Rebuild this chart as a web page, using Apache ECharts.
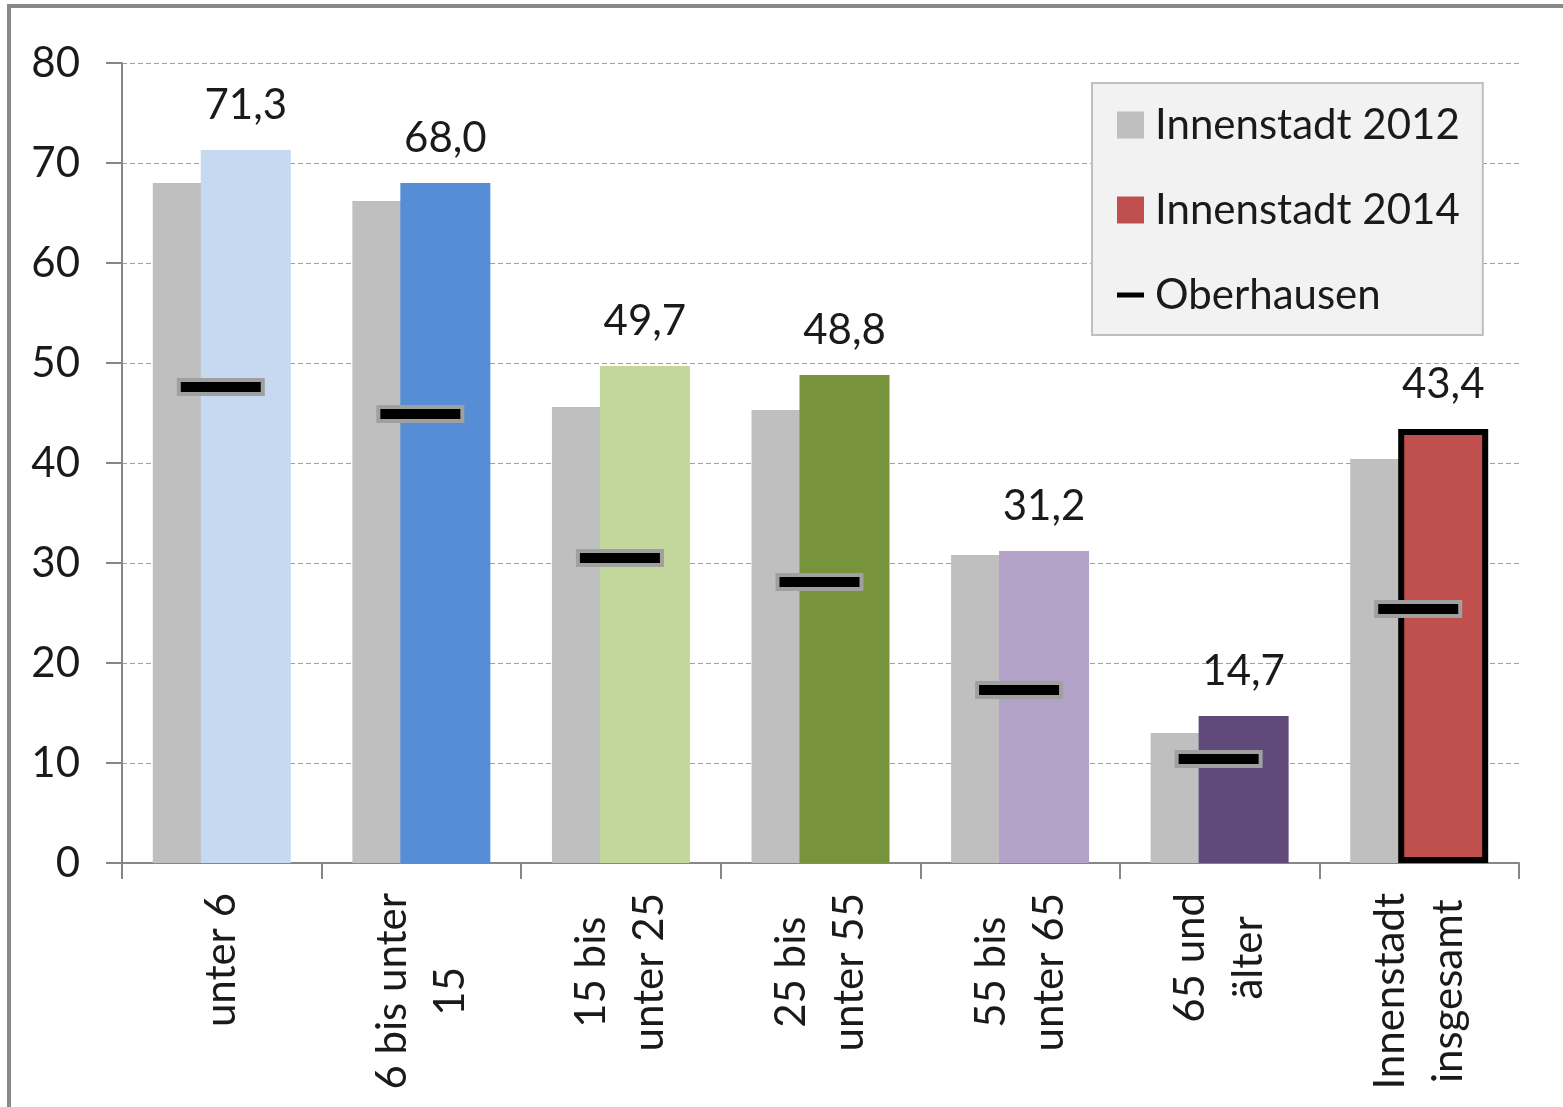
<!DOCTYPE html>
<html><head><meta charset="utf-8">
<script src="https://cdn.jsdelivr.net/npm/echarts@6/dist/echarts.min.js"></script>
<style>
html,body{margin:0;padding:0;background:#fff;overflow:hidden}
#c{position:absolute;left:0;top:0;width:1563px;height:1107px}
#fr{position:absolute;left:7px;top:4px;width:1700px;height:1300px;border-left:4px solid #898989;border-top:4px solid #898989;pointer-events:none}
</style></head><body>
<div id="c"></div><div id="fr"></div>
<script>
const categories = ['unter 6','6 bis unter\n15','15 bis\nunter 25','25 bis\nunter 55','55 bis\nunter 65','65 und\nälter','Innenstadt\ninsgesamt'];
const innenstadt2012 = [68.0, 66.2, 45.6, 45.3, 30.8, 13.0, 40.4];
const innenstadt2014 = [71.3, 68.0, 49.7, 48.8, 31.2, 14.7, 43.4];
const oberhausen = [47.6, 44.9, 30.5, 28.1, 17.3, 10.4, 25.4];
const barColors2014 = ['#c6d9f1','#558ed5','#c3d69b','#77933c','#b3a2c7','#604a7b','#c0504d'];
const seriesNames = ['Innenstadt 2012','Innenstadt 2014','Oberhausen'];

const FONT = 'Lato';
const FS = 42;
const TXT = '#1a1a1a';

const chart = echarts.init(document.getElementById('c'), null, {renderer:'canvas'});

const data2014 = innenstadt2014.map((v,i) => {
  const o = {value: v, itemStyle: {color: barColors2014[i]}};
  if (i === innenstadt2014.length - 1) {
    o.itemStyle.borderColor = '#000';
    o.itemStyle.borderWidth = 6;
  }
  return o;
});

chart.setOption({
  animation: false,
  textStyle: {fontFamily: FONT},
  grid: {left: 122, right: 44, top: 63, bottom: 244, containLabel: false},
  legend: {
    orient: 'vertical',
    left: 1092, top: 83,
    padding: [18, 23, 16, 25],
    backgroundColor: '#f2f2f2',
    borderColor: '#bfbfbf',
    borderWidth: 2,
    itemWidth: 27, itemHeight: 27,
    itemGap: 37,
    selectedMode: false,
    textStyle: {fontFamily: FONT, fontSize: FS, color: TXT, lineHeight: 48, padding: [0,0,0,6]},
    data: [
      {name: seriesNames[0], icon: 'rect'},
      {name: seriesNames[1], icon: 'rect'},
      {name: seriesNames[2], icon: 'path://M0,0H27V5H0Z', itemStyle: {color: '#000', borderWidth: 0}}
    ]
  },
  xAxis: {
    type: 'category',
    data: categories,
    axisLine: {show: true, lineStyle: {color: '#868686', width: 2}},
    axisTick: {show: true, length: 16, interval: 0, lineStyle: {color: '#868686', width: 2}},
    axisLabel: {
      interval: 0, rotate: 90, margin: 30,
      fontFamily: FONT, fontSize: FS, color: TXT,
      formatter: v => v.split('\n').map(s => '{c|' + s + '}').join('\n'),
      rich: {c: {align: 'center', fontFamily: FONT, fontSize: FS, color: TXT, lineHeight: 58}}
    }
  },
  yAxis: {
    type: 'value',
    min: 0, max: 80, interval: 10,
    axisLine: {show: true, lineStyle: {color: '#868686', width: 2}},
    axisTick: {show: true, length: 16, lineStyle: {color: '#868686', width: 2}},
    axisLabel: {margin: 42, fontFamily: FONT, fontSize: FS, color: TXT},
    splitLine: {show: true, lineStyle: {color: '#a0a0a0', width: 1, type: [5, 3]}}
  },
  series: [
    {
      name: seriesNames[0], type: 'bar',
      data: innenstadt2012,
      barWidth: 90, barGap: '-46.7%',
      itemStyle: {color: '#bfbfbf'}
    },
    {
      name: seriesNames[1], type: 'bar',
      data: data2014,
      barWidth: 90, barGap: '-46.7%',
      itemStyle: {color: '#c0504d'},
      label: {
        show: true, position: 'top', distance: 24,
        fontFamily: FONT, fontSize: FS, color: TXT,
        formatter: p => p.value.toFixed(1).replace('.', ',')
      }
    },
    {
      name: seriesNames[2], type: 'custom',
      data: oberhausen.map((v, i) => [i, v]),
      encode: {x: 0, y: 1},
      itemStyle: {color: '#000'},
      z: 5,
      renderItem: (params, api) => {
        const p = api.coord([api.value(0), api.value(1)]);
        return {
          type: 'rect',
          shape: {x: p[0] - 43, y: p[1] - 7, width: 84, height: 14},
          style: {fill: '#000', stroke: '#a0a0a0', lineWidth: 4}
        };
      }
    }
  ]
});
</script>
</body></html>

========================

Print the listing above in full, exactly as written. Omit any pictures.

■ **Answer to this task**:
Rebuild this chart as a web page, using Apache ECharts.
<!DOCTYPE html>
<html><head><meta charset="utf-8">
<script src="https://cdn.jsdelivr.net/npm/echarts@6/dist/echarts.min.js"></script>
<style>
html,body{margin:0;padding:0;background:#fff;overflow:hidden}
#c{position:absolute;left:0;top:0;width:1563px;height:1107px}
#fr{position:absolute;left:7px;top:4px;width:1700px;height:1300px;border-left:4px solid #898989;border-top:4px solid #898989;pointer-events:none}
</style></head><body>
<div id="c"></div><div id="fr"></div>
<script>
const categories = ['unter 6','6 bis unter\n15','15 bis\nunter 25','25 bis\nunter 55','55 bis\nunter 65','65 und\nälter','Innenstadt\ninsgesamt'];
const innenstadt2012 = [68.0, 66.2, 45.6, 45.3, 30.8, 13.0, 40.4];
const innenstadt2014 = [71.3, 68.0, 49.7, 48.8, 31.2, 14.7, 43.4];
const oberhausen = [47.6, 44.9, 30.5, 28.1, 17.3, 10.4, 25.4];
const barColors2014 = ['#c6d9f1','#558ed5','#c3d69b','#77933c','#b3a2c7','#604a7b','#c0504d'];
const seriesNames = ['Innenstadt 2012','Innenstadt 2014','Oberhausen'];

const FONT = 'Lato';
const FS = 42;
const TXT = '#1a1a1a';

const chart = echarts.init(document.getElementById('c'), null, {renderer:'canvas'});

const data2014 = innenstadt2014.map((v,i) => {
  const o = {value: v, itemStyle: {color: barColors2014[i]}};
  if (i === innenstadt2014.length - 1) {
    o.itemStyle.borderColor = '#000';
    o.itemStyle.borderWidth = 6;
  }
  return o;
});

chart.setOption({
  animation: false,
  textStyle: {fontFamily: FONT},
  grid: {left: 122, right: 44, top: 63, bottom: 244, containLabel: false},
  legend: {
    orient: 'vertical',
    left: 1092, top: 83,
    padding: [18, 23, 16, 25],
    backgroundColor: '#f2f2f2',
    borderColor: '#bfbfbf',
    borderWidth: 2,
    itemWidth: 27, itemHeight: 27,
    itemGap: 37,
    selectedMode: false,
    textStyle: {fontFamily: FONT, fontSize: FS, color: TXT, lineHeight: 48, padding: [0,0,0,6]},
    data: [
      {name: seriesNames[0], icon: 'rect'},
      {name: seriesNames[1], icon: 'rect'},
      {name: seriesNames[2], icon: 'path://M0,0H27V5H0Z', itemStyle: {color: '#000', borderWidth: 0}}
    ]
  },
  xAxis: {
    type: 'category',
    data: categories,
    axisLine: {show: true, lineStyle: {color: '#868686', width: 2}},
    axisTick: {show: true, length: 16, interval: 0, lineStyle: {color: '#868686', width: 2}},
    axisLabel: {
      interval: 0, rotate: 90, margin: 30,
      fontFamily: FONT, fontSize: FS, color: TXT,
      formatter: v => v.split('\n').map(s => '{c|' + s + '}').join('\n'),
      rich: {c: {align: 'center', fontFamily: FONT, fontSize: FS, color: TXT, lineHeight: 58}}
    }
  },
  yAxis: {
    type: 'value',
    min: 0, max: 80, interval: 10,
    axisLine: {show: true, lineStyle: {color: '#868686', width: 2}},
    axisTick: {show: true, length: 16, lineStyle: {color: '#868686', width: 2}},
    axisLabel: {margin: 42, fontFamily: FONT, fontSize: FS, color: TXT},
    splitLine: {show: true, lineStyle: {color: '#a0a0a0', width: 1, type: [5, 3]}}
  },
  series: [
    {
      name: seriesNames[0], type: 'bar',
      data: innenstadt2012,
      barWidth: 90, barGap: '-46.7%',
      itemStyle: {color: '#bfbfbf'}
    },
    {
      name: seriesNames[1], type: 'bar',
      data: data2014,
      barWidth: 90, barGap: '-46.7%',
      itemStyle: {color: '#c0504d'},
      label: {
        show: true, position: 'top', distance: 24,
        fontFamily: FONT, fontSize: FS, color: TXT,
        formatter: p => p.value.toFixed(1).replace('.', ',')
      }
    },
    {
      name: seriesNames[2], type: 'custom',
      data: oberhausen.map((v, i) => [i, v]),
      encode: {x: 0, y: 1},
      itemStyle: {color: '#000'},
      z: 5,
      renderItem: (params, api) => {
        const p = api.coord([api.value(0), api.value(1)]);
        return {
          type: 'rect',
          shape: {x: p[0] - 43, y: p[1] - 7, width: 84, height: 14},
          style: {fill: '#000', stroke: '#a0a0a0', lineWidth: 4}
        };
      }
    }
  ]
});
</script>
</body></html>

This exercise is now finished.